▶ _STATED PROBLEM_
Copy the records below exactly, starting at the line that contains "Output the Python" and ending at the line that contains "import plotly.graph_objects as go"; leave out any pictures.

▶ _MATERIAL_

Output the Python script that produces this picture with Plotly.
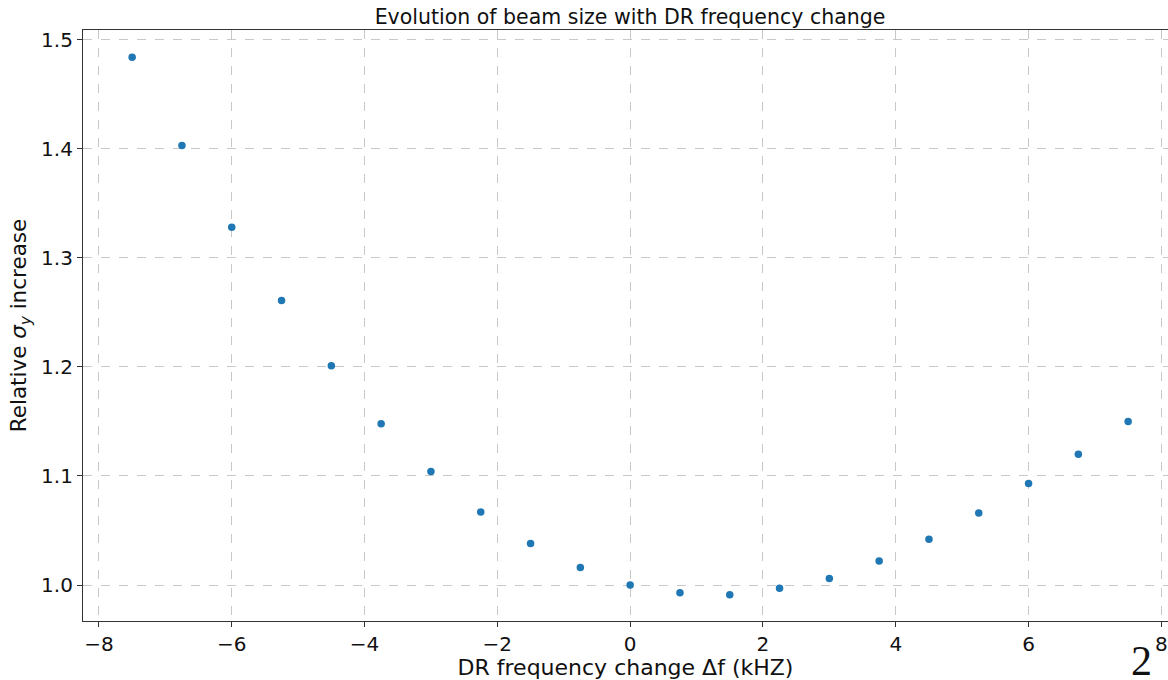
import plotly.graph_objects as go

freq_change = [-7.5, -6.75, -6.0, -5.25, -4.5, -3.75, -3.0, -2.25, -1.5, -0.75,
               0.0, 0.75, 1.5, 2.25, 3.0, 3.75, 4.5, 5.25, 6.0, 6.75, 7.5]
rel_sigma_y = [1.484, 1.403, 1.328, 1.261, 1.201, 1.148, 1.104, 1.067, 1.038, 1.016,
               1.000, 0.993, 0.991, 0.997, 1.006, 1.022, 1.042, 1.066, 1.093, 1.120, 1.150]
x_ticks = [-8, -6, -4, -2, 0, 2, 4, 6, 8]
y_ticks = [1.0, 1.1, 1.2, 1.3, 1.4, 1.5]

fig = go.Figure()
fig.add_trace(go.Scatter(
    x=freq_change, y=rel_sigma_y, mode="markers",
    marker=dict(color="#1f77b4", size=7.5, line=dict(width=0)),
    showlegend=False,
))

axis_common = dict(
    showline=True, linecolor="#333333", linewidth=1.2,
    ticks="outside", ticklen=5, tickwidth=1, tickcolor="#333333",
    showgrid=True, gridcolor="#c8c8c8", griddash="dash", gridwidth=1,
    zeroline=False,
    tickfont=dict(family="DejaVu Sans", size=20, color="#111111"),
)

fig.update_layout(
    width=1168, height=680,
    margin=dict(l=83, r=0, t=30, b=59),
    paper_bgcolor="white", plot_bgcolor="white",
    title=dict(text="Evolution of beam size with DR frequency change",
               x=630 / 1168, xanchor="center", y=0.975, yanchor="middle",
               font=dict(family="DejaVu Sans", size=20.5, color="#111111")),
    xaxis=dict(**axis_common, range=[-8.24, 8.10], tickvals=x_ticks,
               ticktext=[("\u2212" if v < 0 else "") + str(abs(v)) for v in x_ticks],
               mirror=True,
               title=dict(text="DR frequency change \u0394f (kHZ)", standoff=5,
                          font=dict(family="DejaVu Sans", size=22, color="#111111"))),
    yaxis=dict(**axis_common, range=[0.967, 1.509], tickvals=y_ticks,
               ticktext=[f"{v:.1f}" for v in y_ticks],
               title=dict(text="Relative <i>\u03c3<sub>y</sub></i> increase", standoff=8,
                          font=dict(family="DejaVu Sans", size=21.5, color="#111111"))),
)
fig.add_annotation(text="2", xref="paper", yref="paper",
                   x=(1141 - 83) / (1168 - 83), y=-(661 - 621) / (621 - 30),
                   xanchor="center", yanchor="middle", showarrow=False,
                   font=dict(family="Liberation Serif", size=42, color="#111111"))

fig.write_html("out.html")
--
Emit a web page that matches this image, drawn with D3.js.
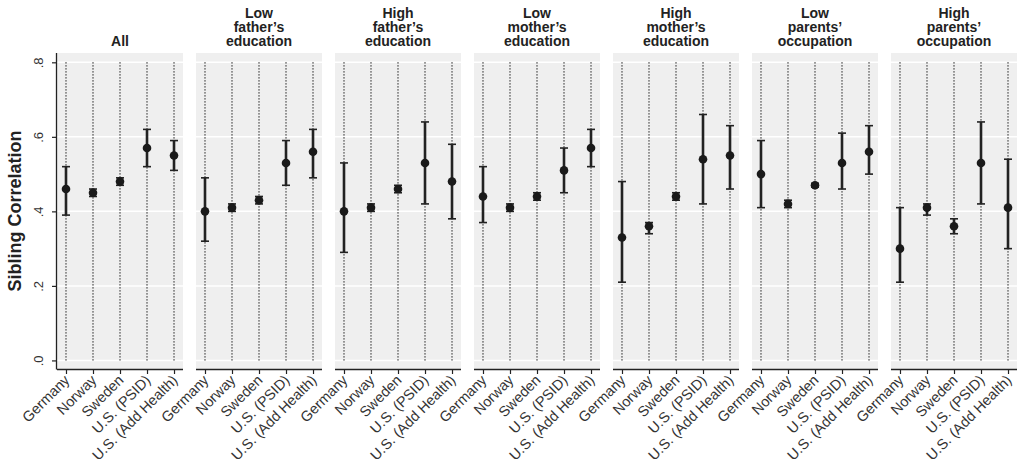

▶ _FINISHED TASK_
Output the Python script that produces this picture with Plotly.
import plotly.graph_objects as go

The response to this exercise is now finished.